TEMPO.CO, Jakarta - PT Perusahaan Listrik Negara (Persero) menyebut semua pembangkit batu bara tidak bisa langsung digantikan dengan energi bersih, seperti pembangkit tenaga surya. Persoalannya ada pada Biaya Pokok Penyediaan (BPP) listrik dan perangkat pembangkit surya yang masih diimpor.
Sebab, pembangkit tenaga surya menghasilkan BPP yang lebih besar ketimbang pembangkit batu bara. Semakin tinggi BPP, maka masyarakat akan menanggung tarif listrik yang lebih mahal.
Baca Juga:
"Belum pas harganya," kata kata Executive Vice President Perencanaan Sistem PLN Edwin Nugraha Putra dalam acara Tempo Energy Day, Kamis, 21 Oktober 2021.

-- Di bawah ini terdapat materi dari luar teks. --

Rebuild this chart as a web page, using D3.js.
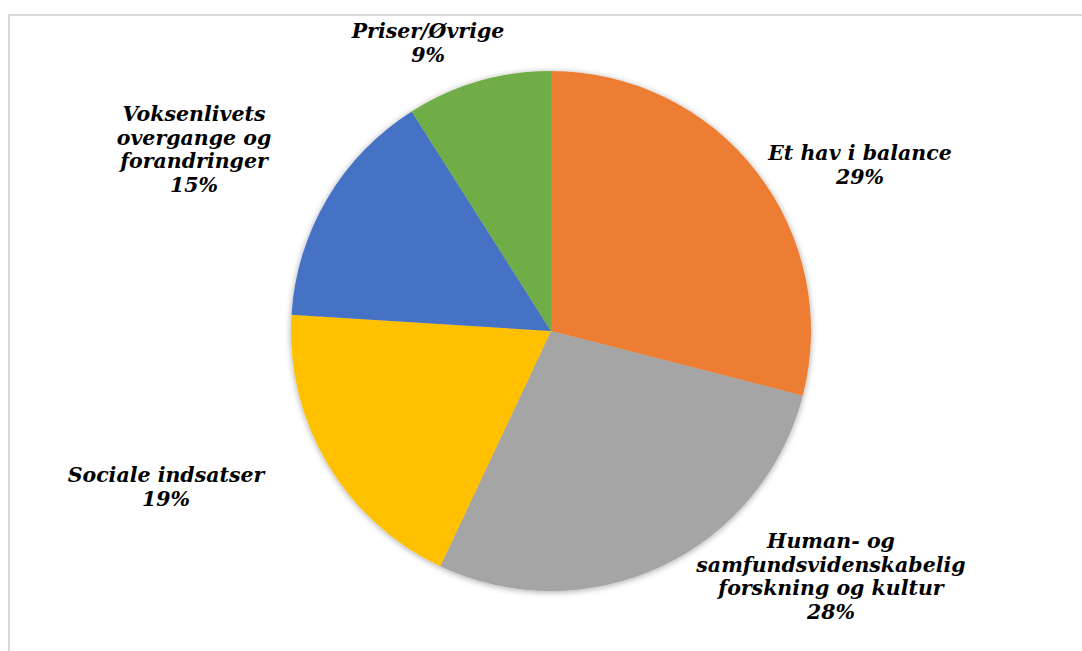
<!DOCTYPE html>
<html>
<head>
<meta charset="utf-8">
<script src="https://cdn.jsdelivr.net/npm/d3@7"></script>
<style>
  body { margin: 0; background: #fff; }
  text { font-family: "DejaVu Serif", Georgia, serif; font-weight: bold; font-style: italic; fill: #000; }
</style>
</head>
<body>
<div id="chart"></div>
<script>
// data, clockwise from 12 o'clock
const categories = [
  "Et hav i balance",
  "Human- og samfundsvidenskabelig forskning og kultur",
  "Sociale indsatser",
  "Voksenlivets overgange og forandringer",
  "Priser/Øvrige"
];
const shares = [29, 28, 19, 15, 9];
// how each label is broken over lines
const labelLines = [
  ["Et hav i balance"],
  ["Human- og", "samfundsvidenskabelig", "forskning og kultur"],
  ["Sociale indsatser"],
  ["Voksenlivets", "overgange og", "forandringer"],
  ["Priser/Øvrige"]
];
const colors = ["#ED7D31", "#A5A5A5", "#FFC000", "#4472C4", "#70AD47"];

const width = 1082;
const height = 651;
const cx = 551, cy = 331, radius = 260;
const lineHeight = 23.5;

// label anchor (centre x, first baseline y), relative to pie centre
const labelPos = [
  [309, -171],
  [280, 217],
  [-385, 151],
  [-357, -210],
  [-123, -293]
];

const svg = d3.select("#chart")
  .append("svg")
  .attr("width", width)
  .attr("height", height);

// soft shadow under the pie
const defs = svg.append("defs");
defs.append("filter")
  .attr("id", "shadow")
  .attr("x", "-20%").attr("y", "-20%")
  .attr("width", "140%").attr("height", "140%")
  .append("feDropShadow")
  .attr("dx", 0).attr("dy", 1)
  .attr("stdDeviation", 3)
  .attr("flood-color", "#000")
  .attr("flood-opacity", 0.35);

// chart frame
svg.append("rect")
  .attr("x", 9)
  .attr("y", 15)
  .attr("width", 1200)
  .attr("height", 800)
  .attr("fill", "none")
  .attr("stroke", "#d9d9d9")
  .attr("stroke-width", 2);

const pie = d3.pie().sort(null).value((d) => d);
const arcs = pie(shares);
const arc = d3.arc().innerRadius(0).outerRadius(radius);

const g = svg.append("g").attr("transform", `translate(${cx},${cy})`);

g.append("g")
  .attr("filter", "url(#shadow)")
  .selectAll("path")
  .data(arcs)
  .enter()
  .append("path")
  .attr("d", arc)
  .attr("fill", (d, i) => colors[i]);

// ------------
// LABELS
// ------------
const labels = g.selectAll(".label")
  .data(arcs)
  .enter()
  .append("text")
  .attr("class", "label")
  .attr("text-anchor", "middle")
  .style("font-size", "20.5px");

labels.each(function (d, i) {
  const t = d3.select(this);
  const lines = labelLines[i].concat([d.data + "%"]);
  lines.forEach((line, j) => {
    t.append("tspan")
      .attr("x", labelPos[i][0])
      .attr("y", labelPos[i][1] + j * lineHeight)
      .text(line);
  });
});
</script>
</body>
</html>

Belum lagi, berbagai komponen pembangkit tenaga surya masih didominasi impor. Sehingga, PLN mengatur strategi agar pengembangan pembangkit tenaga surya di tanah air justru tidak membuat uang justru mengalir ke luar negeri untuk memenuhi impor.
Saat ini, PLN memprioritaskan pengembangan pembangkit tenaga surya di daerah terpencil yang masih ditopang pembangkit diesel. Di wilayah seperti ini, BPP yang dihasilkan pembangkit tenaga surya justru lebih rendah ketimbang diesel.
Sehingga, masyarakat pun bisa menerima tarif listrik yang lebih murah. "Harganya masih bisa bersaing," kata Edwin.
Pemerintah kini sedang mengejar target bauran energi bersih sebesar 23 persen dalam keseluruhan energi primer pada 2025. Salah satu yang sekarang dilakukan adalah mengurangi pembangkit batu bara.